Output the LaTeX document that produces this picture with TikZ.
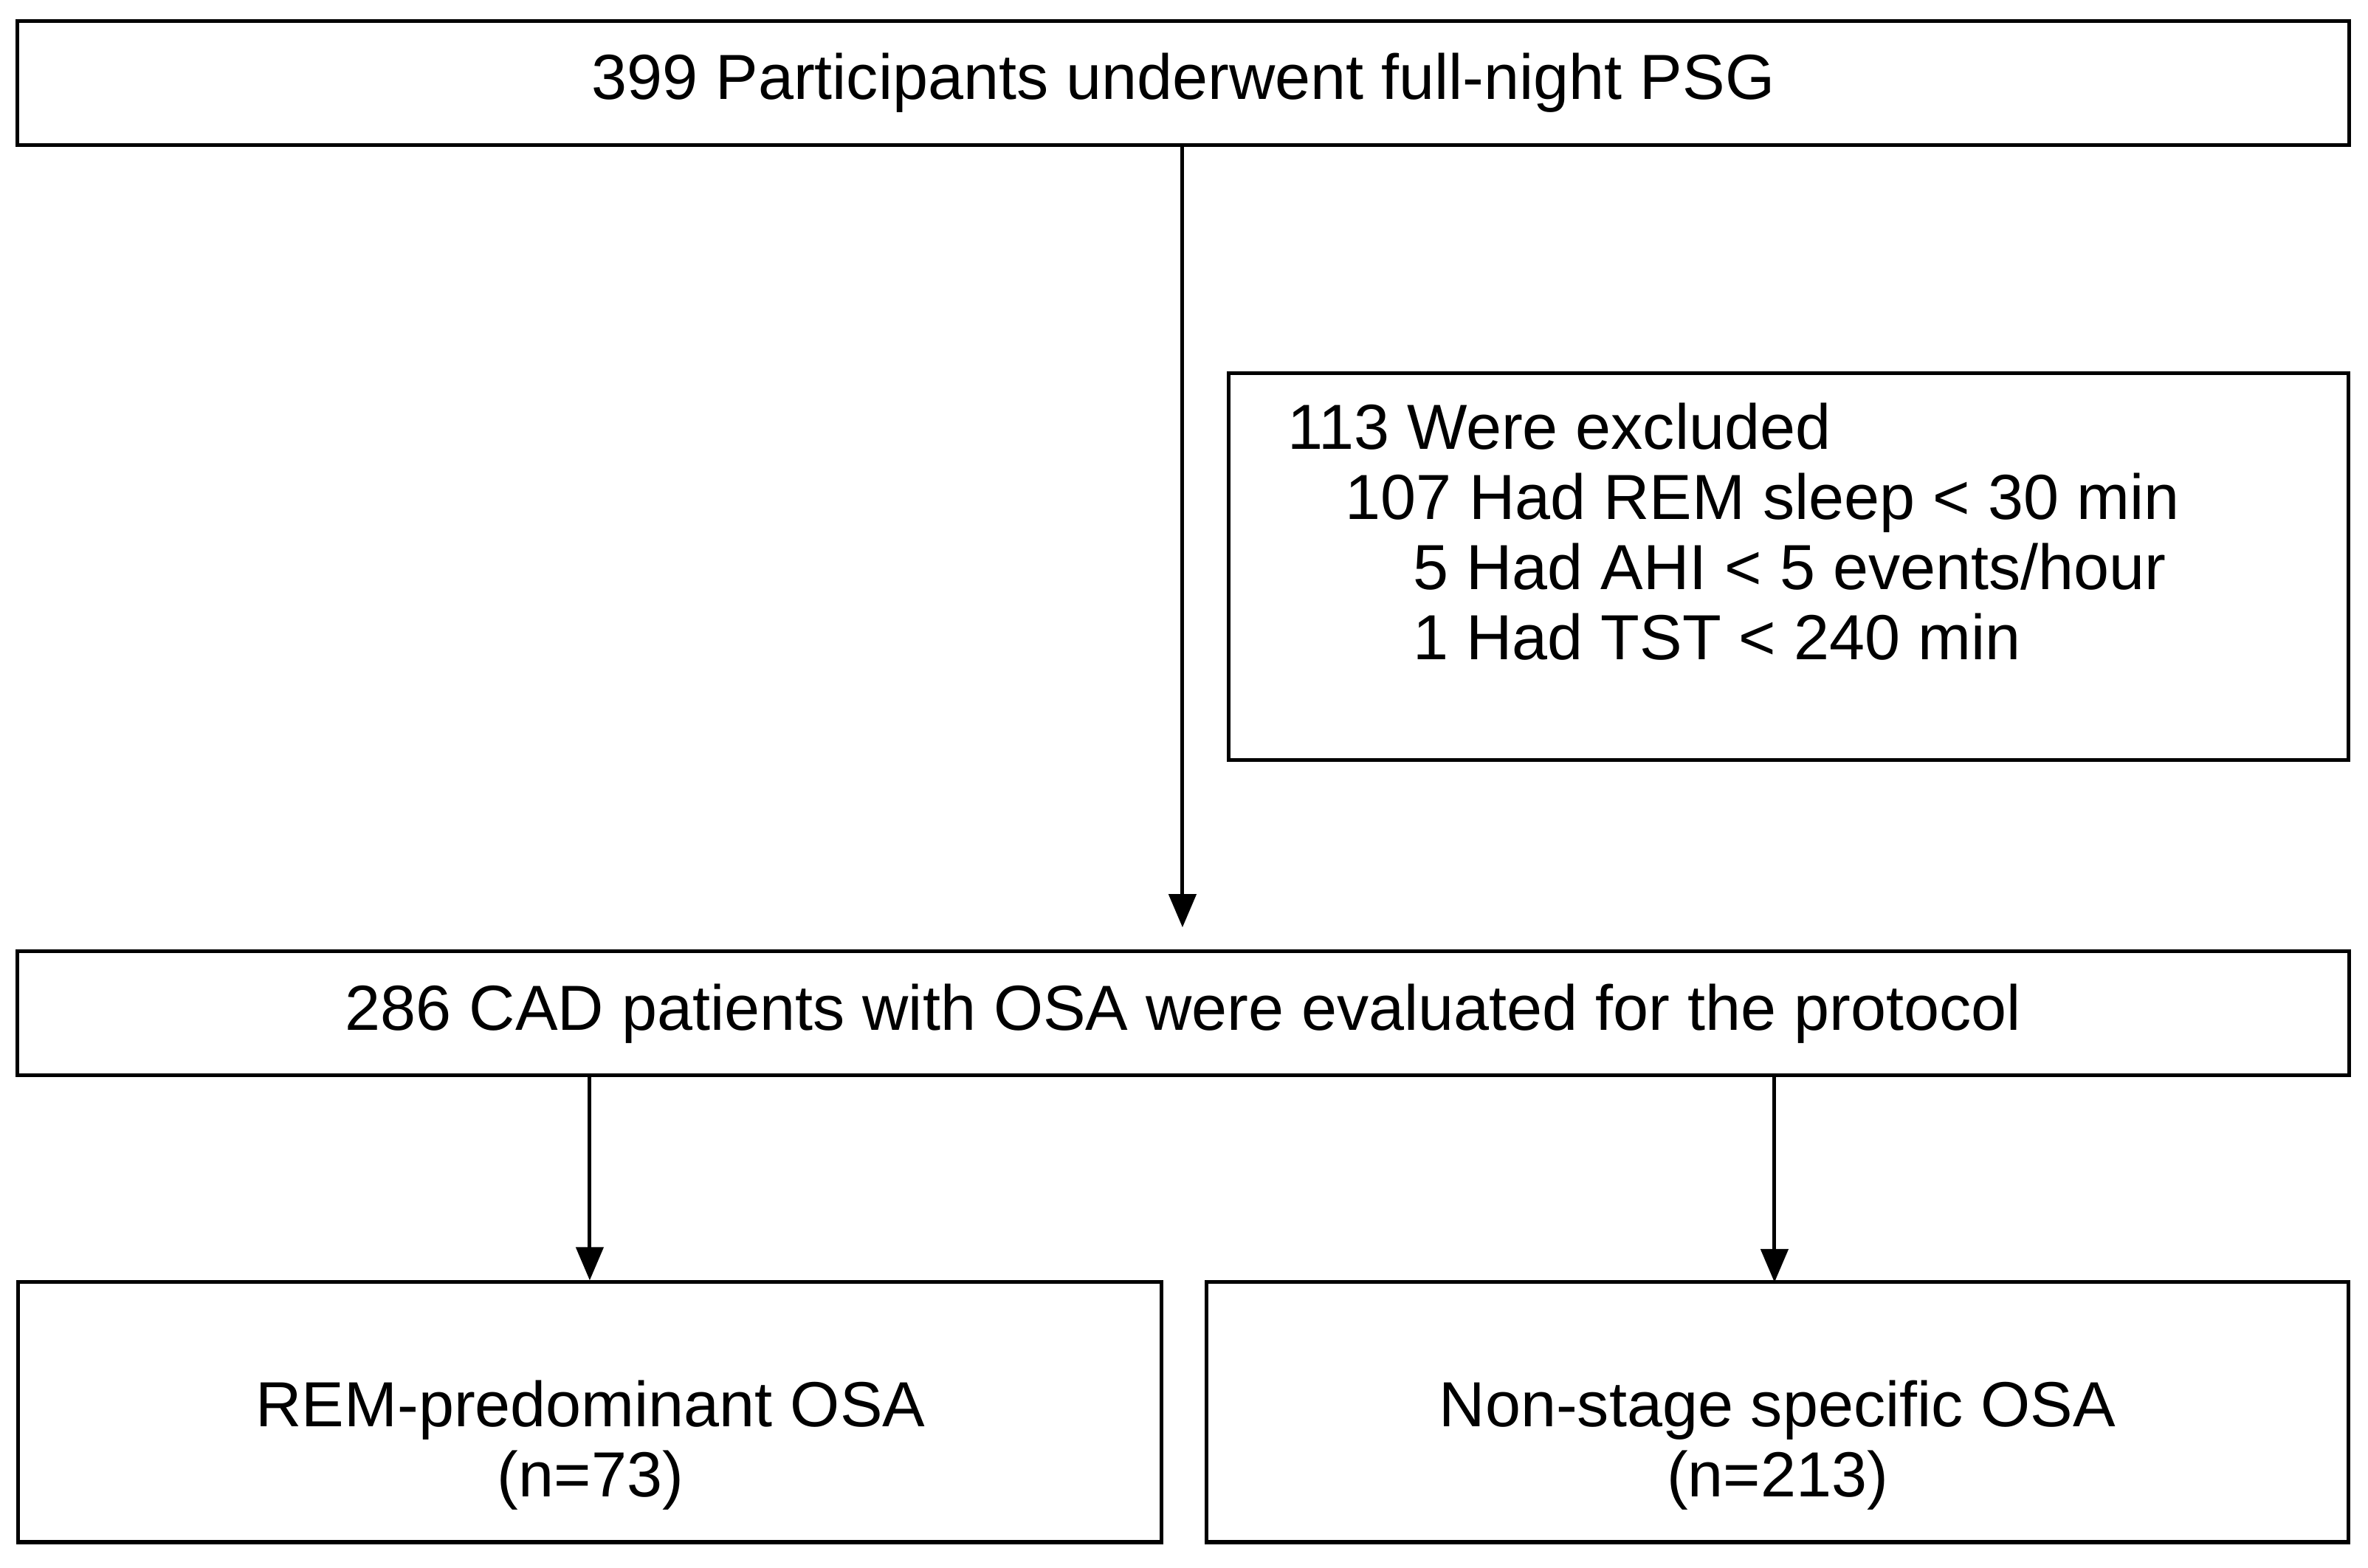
\documentclass[tikz,border=0pt]{standalone}
\usepackage{fontspec}
\setmainfont{Liberation Sans}
\usetikzlibrary{arrows.meta}
\begin{document}
\begin{tikzpicture}[x=0.01cm, y=-0.01cm,
		txt/.style={inner sep=0pt, font=\fontsize{12}{13.2}\selectfont},
		box/.style={txt, draw=black, line width=0.7pt},
		flow/.style={-{Triangle[length=2.2mm, width=1.8mm]}, draw=black, line width=0.7pt}]
		
		\useasboundingbox (0,0) rectangle (1568,1038);
		
		% Boxes
		\node[box, minimum width=15.43cm, minimum height=0.82cm] (psg) at (783.5,55) {399 Participants underwent full-night PSG};
		\node[box, minimum width=7.41cm, minimum height=2.56cm] (excl) at (1184.5,375) {};
		\node[box, minimum width=15.43cm, minimum height=0.82cm] (cad) at (783.5,671) {286 CAD patients with OSA were evaluated for the protocol};
		\node[box, minimum width=7.57cm, minimum height=1.72cm] (rem) at (390.5,935) {};
		\node[box, minimum width=7.56cm, minimum height=1.72cm] (nss) at (1177,935) {};
		
		% Texts
		\node[txt, anchor=north west, align=left] (why) at (852,266)
			{113 Were excluded\\
			\hspace*{0.38cm}107 Had REM sleep < 30 min\\
			\hspace*{0.83cm}5 Had AHI < 5 events/hour\\
			\hspace*{0.83cm}1 Had TST < 240 min};
		\node[txt, align=center] (remtxt) at (391,957) {REM-predominant OSA\\(n=73)};
		\node[txt, align=center] (nsstxt) at (1177,957) {Non-stage specific OSA\\(n=213)};
		
		% Arrows
		\coordinate (cadin) at (783,614);
		\draw[flow] (psg.south -| cadin) -- (cadin);
		\draw[flow] (cad.south -| rem.north) -- (rem.north);
		\draw[flow] (cad.south -| 1175,0) -- (1175,849);
		
	\end{tikzpicture}
\end{document}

======

• **EXERCISE DETAILS**: Starting with the first line of the data above and ending with the line containing "minimum width=7.56cm, minimum", please restate every line exactly, leaving images out.

• **RESPONSE TO THE EXERCISE**:
Output the LaTeX document that produces this picture with TikZ.
\documentclass[tikz,border=0pt]{standalone}
\usepackage{fontspec}
\setmainfont{Liberation Sans}
\usetikzlibrary{arrows.meta}
\begin{document}
\begin{tikzpicture}[x=0.01cm, y=-0.01cm,
		txt/.style={inner sep=0pt, font=\fontsize{12}{13.2}\selectfont},
		box/.style={txt, draw=black, line width=0.7pt},
		flow/.style={-{Triangle[length=2.2mm, width=1.8mm]}, draw=black, line width=0.7pt}]
		
		\useasboundingbox (0,0) rectangle (1568,1038);
		
		% Boxes
		\node[box, minimum width=15.43cm, minimum height=0.82cm] (psg) at (783.5,55) {399 Participants underwent full-night PSG};
		\node[box, minimum width=7.41cm, minimum height=2.56cm] (excl) at (1184.5,375) {};
		\node[box, minimum width=15.43cm, minimum height=0.82cm] (cad) at (783.5,671) {286 CAD patients with OSA were evaluated for the protocol};
		\node[box, minimum width=7.57cm, minimum height=1.72cm] (rem) at (390.5,935) {};
		\node[box, minimum width=7.56cm, minimum height=1.72cm] (nss) at (1177,935) {};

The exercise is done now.